> DATA LINES
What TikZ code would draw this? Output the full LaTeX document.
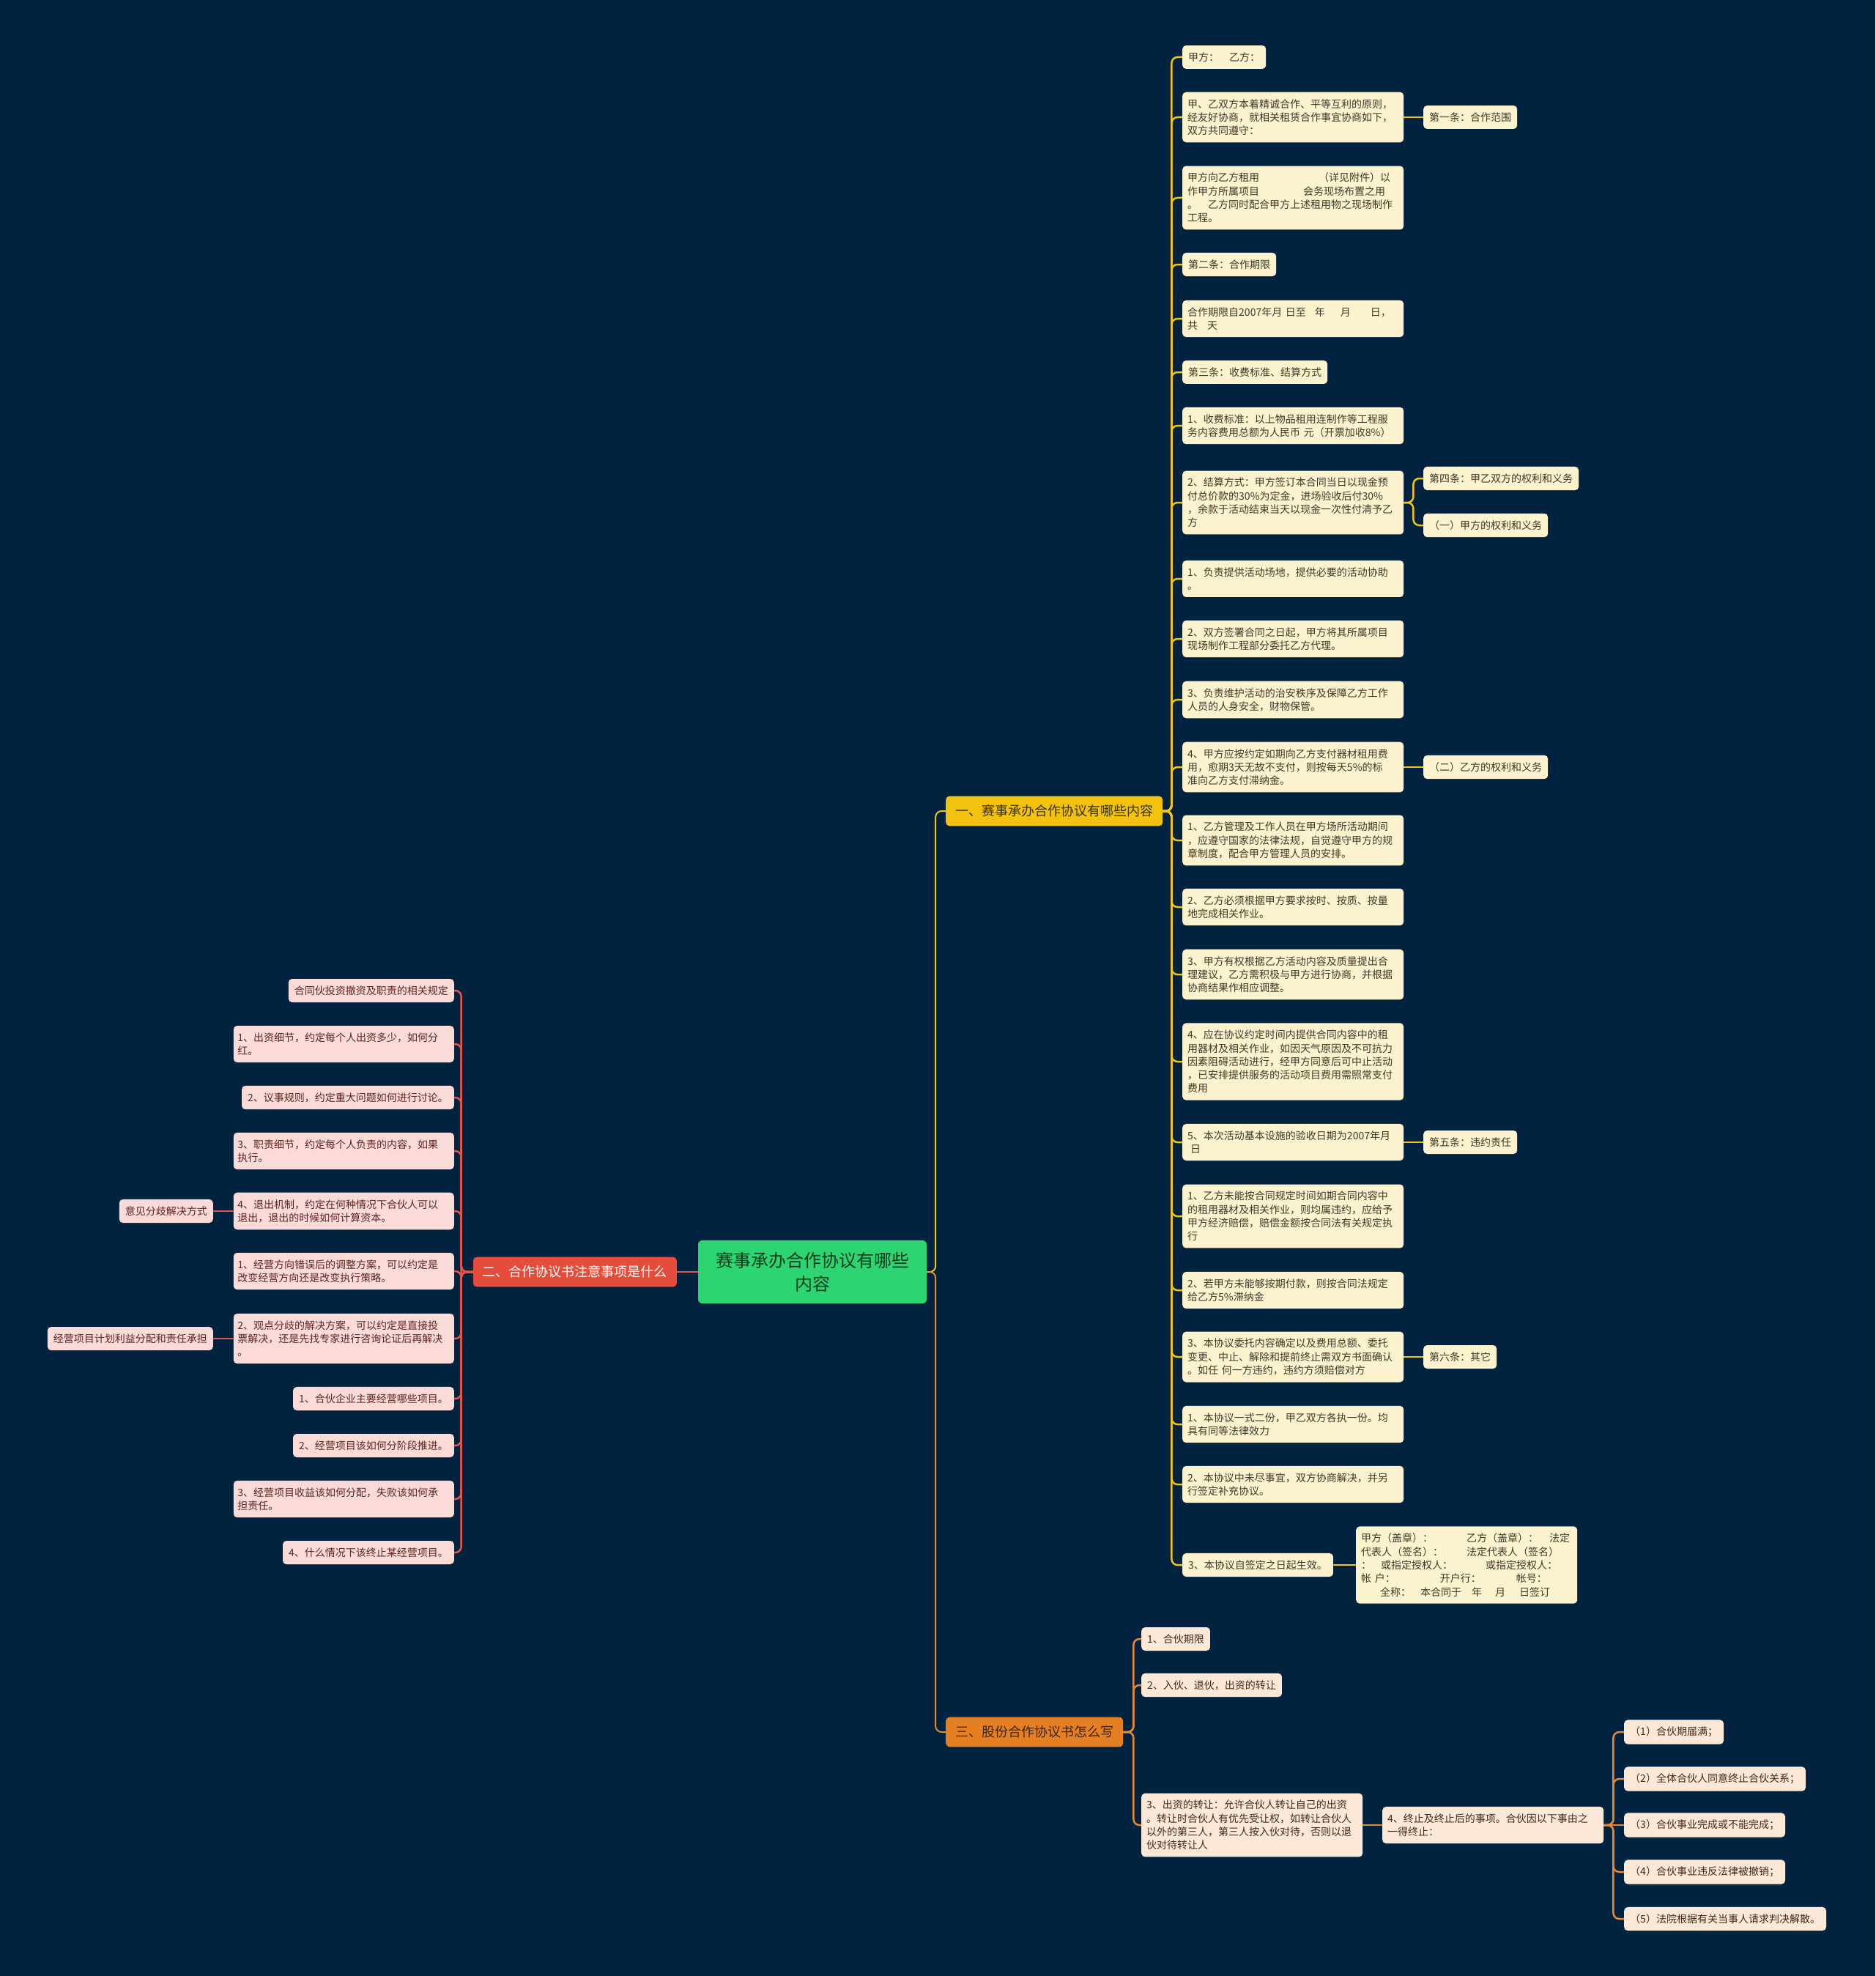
\documentclass[tikz,border=0pt]{standalone}
\usepackage{fontspec}
\setmainfont{Noto Sans CJK SC}
\definecolor{bg}{HTML}{022340}
\definecolor{ycream}{HTML}{FCF2CE}
\definecolor{ytext}{HTML}{3B3A2A}
\definecolor{ylinec}{HTML}{EFC41B}
\definecolor{ybranch}{HTML}{F2C20F}
\definecolor{ybtext}{HTML}{3A3205}
\definecolor{rpink}{HTML}{FBDBD7}
\definecolor{rtext}{HTML}{5E2420}
\definecolor{rlinec}{HTML}{E2574C}
\definecolor{rbranch}{HTML}{E64C3C}
\definecolor{opeach}{HTML}{FCE8D6}
\definecolor{otext}{HTML}{3D2B1C}
\definecolor{olinec}{HTML}{E58A33}
\definecolor{obranch}{HTML}{E67E22}
\definecolor{obtext}{HTML}{3E2612}
\definecolor{cfill}{HTML}{2DD472}
\definecolor{ctext}{HTML}{0D3B20}
\newcommand\fsmall{\fontsize{14pt}{18.3pt}\selectfont}
\newcommand\fbranch{\fontsize{18pt}{22pt}\selectfont}
\newcommand\fcenter{\fontsize{24pt}{32pt}\selectfont}
\tikzset{
  leaf/.style={rounded corners=5pt, inner xsep=8pt, inner ysep=9.5pt, font=\fsmall, align=left},
  wide/.style={text width=288pt, inner xsep=7pt},
  lwide/.style={text width=290pt, inner xsep=5.5pt},
  yleaf/.style={leaf, fill=ycream, text=ytext},
  rleaf/.style={leaf, fill=rpink, text=rtext},
  oleaf/.style={leaf, fill=opeach, text=otext},
  branch/.style={rounded corners=5pt, inner xsep=13pt, inner ysep=12pt, font=\fbranch},
  centerbox/.style={rounded corners=6pt, fill=cfill, text=ctext, font=\fcenter, align=center, inner xsep=24pt, inner ysep=16pt},
  yl/.style={draw=ylinec, line width=2.5pt, rounded corners=8pt},
  rl/.style={draw=rlinec, line width=2.5pt, rounded corners=8pt},
  ol/.style={draw=olinec, line width=2.5pt, rounded corners=8pt},
}
\begin{document}
\begin{tikzpicture}[x=1pt,y=-1pt]
\fill[bg] (0,0) rectangle (2560,2697);
\useasboundingbox (0,0) rectangle (2560,2697);

% center and branches
\node[centerbox] (c) at (1109,1736) {赛事承办合作协议有哪些\\内容};
\node[branch, fill=ybranch, text=ybtext, anchor=west] (one) at (1291,1107) {一、赛事承办合作协议有哪些内容};
\node[branch, fill=rbranch, text=white, anchor=east] (two) at (924,1736) {二、合作协议书注意事项是什么};
\node[branch, fill=obranch, text=obtext, anchor=west] (three) at (1291,2364) {三、股份合作协议书怎么写};

% right children
\node[yleaf, anchor=west] (r1) at (1614,78) {甲方：\hspace{14pt}乙方：};
\node[yleaf, wide, anchor=west] (r2) at (1614,160) {甲、乙双方本着精诚合作、平等互利的原则，\\经友好协商，就相关租赁合作事宜协商如下，\\双方共同遵守：};
\node[yleaf, wide, anchor=west] (r3) at (1614,270) {甲方向乙方租用\hspace{81pt}（详见附件）以\\作甲方所属项目\hspace{60pt}会务现场布置之用\\。\hspace{14pt}乙方同时配合甲方上述租用物之现场制作\\工程。};
\node[yleaf, anchor=west] (r4) at (1614,361) {第二条：合作期限};
\node[yleaf, wide, anchor=west] (r5) at (1614,435) {合作期限自2007年月 日至\hspace{12pt}年\hspace{21pt}月\hspace{27pt}日，\\共\hspace{13pt}天};
\node[yleaf, anchor=west] (r6) at (1614,508) {第三条：收费标准、结算方式};
\node[yleaf, wide, anchor=west] (r7) at (1614,581) {1、收费标准：以上物品租用连制作等工程服\\务内容费用总额为人民币 元（开票加收8\%）};
\node[yleaf, wide, anchor=west] (r8) at (1614,686) {2、结算方式：甲方签订本合同当日以现金预\\付总价款的30\%为定金，进场验收后付30\%\\，余款于活动结束当天以现金一次性付清予乙\\方};
\node[yleaf, wide, anchor=west] (r9) at (1614,790) {1、负责提供活动场地，提供必要的活动协助\\。};
\node[yleaf, wide, anchor=west] (r10) at (1614,872) {2、双方签署合同之日起，甲方将其所属项目\\现场制作工程部分委托乙方代理。};
\node[yleaf, wide, anchor=west] (r11) at (1614,955) {3、负责维护活动的治安秩序及保障乙方工作\\人员的人身安全，财物保管。};
\node[yleaf, wide, anchor=west] (r12) at (1614,1047) {4、甲方应按约定如期向乙方支付器材租用费\\用，愈期3天无故不支付，则按每天5\%的标\\准向乙方支付滞纳金。};
\node[yleaf, wide, anchor=west] (r13) at (1614,1147) {1、乙方管理及工作人员在甲方场所活动期间\\，应遵守国家的法律法规，自觉遵守甲方的规\\章制度，配合甲方管理人员的安排。};
\node[yleaf, wide, anchor=west] (r14) at (1614,1238) {2、乙方必须根据甲方要求按时、按质、按量\\地完成相关作业。};
\node[yleaf, wide, anchor=west] (r15) at (1614,1330) {3、甲方有权根据乙方活动内容及质量提出合\\理建议，乙方需积极与甲方进行协商，并根据\\协商结果作相应调整。};
\node[yleaf, wide, anchor=west] (r16) at (1614,1449) {4、应在协议约定时间内提供合同内容中的租\\用器材及相关作业，如因天气原因及不可抗力\\因素阻碍活动进行，经甲方同意后可中止活动\\，已安排提供服务的活动项目费用需照常支付\\费用};
\node[yleaf, wide, anchor=west] (r17) at (1614,1559) {5、本次活动基本设施的验收日期为2007年月\\\hspace*{4pt}日};
\node[yleaf, wide, anchor=west] (r18) at (1614,1660) {1、乙方未能按合同规定时间如期合同内容中\\的租用器材及相关作业，则均属违约，应给予\\甲方经济赔偿，赔偿金额按合同法有关规定执\\行};
\node[yleaf, wide, anchor=west] (r19) at (1614,1761) {2、若甲方未能够按期付款，则按合同法规定\\给乙方5\%滞纳金};
\node[yleaf, wide, anchor=west] (r20) at (1614,1852) {3、本协议委托内容确定以及费用总额、委托\\变更、中止、解除和提前终止需双方书面确认\\。如任 何一方违约，违约方须赔偿对方};
\node[yleaf, wide, anchor=west] (r21) at (1614,1944) {1、本协议一式二份，甲乙双方各执一份。均\\具有同等法律效力};
\node[yleaf, wide, anchor=west] (r22) at (1614,2026) {2、本协议中未尽事宜，双方协商解决，并另\\行签定补充协议。};
\node[yleaf, anchor=west] (r23) at (1614,2136) {3、本协议自签定之日起生效。};

% right grandchildren
\node[yleaf, anchor=west] (g1) at (1943,160) {第一条：合作范围};
\node[yleaf, anchor=west] (g2) at (1943,653) {第四条：甲乙双方的权利和义务};
\node[yleaf, anchor=west] (g3) at (1943,717) {（一）甲方的权利和义务};
\node[yleaf, anchor=west] (g4) at (1943,1047) {（二）乙方的权利和义务};
\node[yleaf, anchor=west] (g5) at (1943,1559) {第五条：违约责任};
\node[yleaf, anchor=west] (g6) at (1943,1852) {第六条：其它};
\node[yleaf, wide, anchor=west] (g7) at (1851,2136) {甲方（盖章）：\hspace{46pt}乙方（盖章）：\hspace{15pt}法定\\代表人（签名）：\hspace{32pt}法定代表人（签名）\\：\hspace{13pt}或指定授权人：\hspace{45pt}或指定授权人：\\帐 户：\hspace{61pt}开户行：\hspace{48pt}帐号：\\\hspace*{26pt}全称：\hspace{13pt}本合同于\hspace{14pt}年\hspace{18pt}月\hspace{19pt}日签订};

% left children
\node[rleaf, anchor=east] (l1) at (620,1352) {合同伙投资撤资及职责的相关规定};
\node[rleaf, lwide, anchor=east] (l2) at (620,1425) {1、出资细节，约定每个人出资多少，如何分\\红。};
\node[rleaf, anchor=east] (l3) at (620,1498) {2、议事规则，约定重大问题如何进行讨论。};
\node[rleaf, lwide, anchor=east] (l4) at (620,1571) {3、职责细节，约定每个人负责的内容，如果\\执行。};
\node[rleaf, lwide, anchor=east] (l5) at (620,1653) {4、退出机制，约定在何种情况下合伙人可以\\退出，退出的时候如何计算资本。};
\node[rleaf, lwide, anchor=east] (l6) at (620,1735) {1、经营方向错误后的调整方案，可以约定是\\改变经营方向还是改变执行策略。};
\node[rleaf, lwide, anchor=east] (l7) at (620,1827) {2、观点分歧的解决方案，可以约定是直接投\\票解决，还是先找专家进行咨询论证后再解决\\。};
\node[rleaf, anchor=east] (l8) at (620,1909) {1、合伙企业主要经营哪些项目。};
\node[rleaf, anchor=east] (l9) at (620,1973) {2、经营项目该如何分阶段推进。};
\node[rleaf, lwide, anchor=east] (l10) at (620,2046) {3、经营项目收益该如何分配，失败该如何承\\担责任。};
\node[rleaf, anchor=east] (l11) at (620,2119) {4、什么情况下该终止某经营项目。};
\node[rleaf, anchor=east] (lg1) at (291,1653) {意见分歧解决方式};
\node[rleaf, anchor=east] (lg2) at (291,1827) {经营项目计划利益分配和责任承担};

% bottom children
\node[oleaf, anchor=west] (b1) at (1558,2237) {1、合伙期限};
\node[oleaf, anchor=west] (b2) at (1558,2300) {2、入伙、退伙，出资的转让};
\node[oleaf, wide, anchor=west] (b3) at (1558,2491) {3、出资的转让：允许合伙人转让自己的出资\\。转让时合伙人有优先受让权，如转让合伙人\\以外的第三人，第三人按入伙对待，否则以退\\伙对待转让人};
\node[oleaf, wide, anchor=west] (b4) at (1887,2491) {4、终止及终止后的事项。合伙因以下事由之\\一得终止：};
\node[oleaf, anchor=west] (bb1) at (2217,2364) {（1）合伙期届满；};
\node[oleaf, anchor=west] (bb2) at (2217,2428) {（2）全体合伙人同意终止合伙关系；};
\node[oleaf, anchor=west] (bb3) at (2217,2491) {（3）合伙事业完成或不能完成；};
\node[oleaf, anchor=west] (bb4) at (2217,2555) {（4）合伙事业违反法律被撤销；};
\node[oleaf, anchor=west] (bb5) at (2217,2619) {（5）法院根据有关当事人请求判决解散。};

% connectors: center to branches
\draw[yl, line width=2pt] (c.east) -- ++(12,0) |- (one.west);
\draw[ol, line width=2pt] (c.east) -- ++(12,0) |- (three.west);
\draw[rl, line width=2pt] (c.west) -- (two.east);

% right trunk
\foreach \i in {1,...,23} {\draw[yl] (one.east) -- ++(12,0) |- (r\i.west);}
\draw[yl] (r2.east) -- (g1.west);
\draw[yl] (r8.east) -- ++(13,0) |- (g2.west);
\draw[yl] (r8.east) -- ++(13,0) |- (g3.west);
\draw[yl] (r12.east) -- (g4.west);
\draw[yl] (r17.east) -- (g5.west);
\draw[yl] (r20.east) -- (g6.west);
\draw[yl] (r23.east) -- (g7.west);

% left trunk
\foreach \i in {1,...,11} {\draw[rl] (two.west) -- ++(-16,0) |- (l\i.east);}
\draw[rl] (l5.west) -- (lg1.east);
\draw[rl] (l7.west) -- (lg2.east);

% bottom
\foreach \i in {1,2,3} {\draw[ol] (three.east) -- ++(14,0) |- (b\i.west);}
\draw[ol] (b3.east) -- (b4.west);
\foreach \i in {1,2,4,5} {\draw[ol] (b4.east) -- ++(13,0) |- (bb\i.west);}
\draw[ol] (b4.east) -- (bb3.west);
\end{tikzpicture}
\end{document}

> WRITTEN PROBLEM
Repeat exactly and only the lines from the start of the data above through the line that holds "fill=obranch, text=obtext, anchor=west]", inclusive. Pictures do not belong in the copy.

> EXERCISE RESULT
What TikZ code would draw this? Output the full LaTeX document.
\documentclass[tikz,border=0pt]{standalone}
\usepackage{fontspec}
\setmainfont{Noto Sans CJK SC}
\definecolor{bg}{HTML}{022340}
\definecolor{ycream}{HTML}{FCF2CE}
\definecolor{ytext}{HTML}{3B3A2A}
\definecolor{ylinec}{HTML}{EFC41B}
\definecolor{ybranch}{HTML}{F2C20F}
\definecolor{ybtext}{HTML}{3A3205}
\definecolor{rpink}{HTML}{FBDBD7}
\definecolor{rtext}{HTML}{5E2420}
\definecolor{rlinec}{HTML}{E2574C}
\definecolor{rbranch}{HTML}{E64C3C}
\definecolor{opeach}{HTML}{FCE8D6}
\definecolor{otext}{HTML}{3D2B1C}
\definecolor{olinec}{HTML}{E58A33}
\definecolor{obranch}{HTML}{E67E22}
\definecolor{obtext}{HTML}{3E2612}
\definecolor{cfill}{HTML}{2DD472}
\definecolor{ctext}{HTML}{0D3B20}
\newcommand\fsmall{\fontsize{14pt}{18.3pt}\selectfont}
\newcommand\fbranch{\fontsize{18pt}{22pt}\selectfont}
\newcommand\fcenter{\fontsize{24pt}{32pt}\selectfont}
\tikzset{
  leaf/.style={rounded corners=5pt, inner xsep=8pt, inner ysep=9.5pt, font=\fsmall, align=left},
  wide/.style={text width=288pt, inner xsep=7pt},
  lwide/.style={text width=290pt, inner xsep=5.5pt},
  yleaf/.style={leaf, fill=ycream, text=ytext},
  rleaf/.style={leaf, fill=rpink, text=rtext},
  oleaf/.style={leaf, fill=opeach, text=otext},
  branch/.style={rounded corners=5pt, inner xsep=13pt, inner ysep=12pt, font=\fbranch},
  centerbox/.style={rounded corners=6pt, fill=cfill, text=ctext, font=\fcenter, align=center, inner xsep=24pt, inner ysep=16pt},
  yl/.style={draw=ylinec, line width=2.5pt, rounded corners=8pt},
  rl/.style={draw=rlinec, line width=2.5pt, rounded corners=8pt},
  ol/.style={draw=olinec, line width=2.5pt, rounded corners=8pt},
}
\begin{document}
\begin{tikzpicture}[x=1pt,y=-1pt]
\fill[bg] (0,0) rectangle (2560,2697);
\useasboundingbox (0,0) rectangle (2560,2697);

% center and branches
\node[centerbox] (c) at (1109,1736) {赛事承办合作协议有哪些\\内容};
\node[branch, fill=ybranch, text=ybtext, anchor=west] (one) at (1291,1107) {一、赛事承办合作协议有哪些内容};
\node[branch, fill=rbranch, text=white, anchor=east] (two) at (924,1736) {二、合作协议书注意事项是什么};
\node[branch, fill=obranch, text=obtext, anchor=west] (three) at (1291,2364) {三、股份合作协议书怎么写};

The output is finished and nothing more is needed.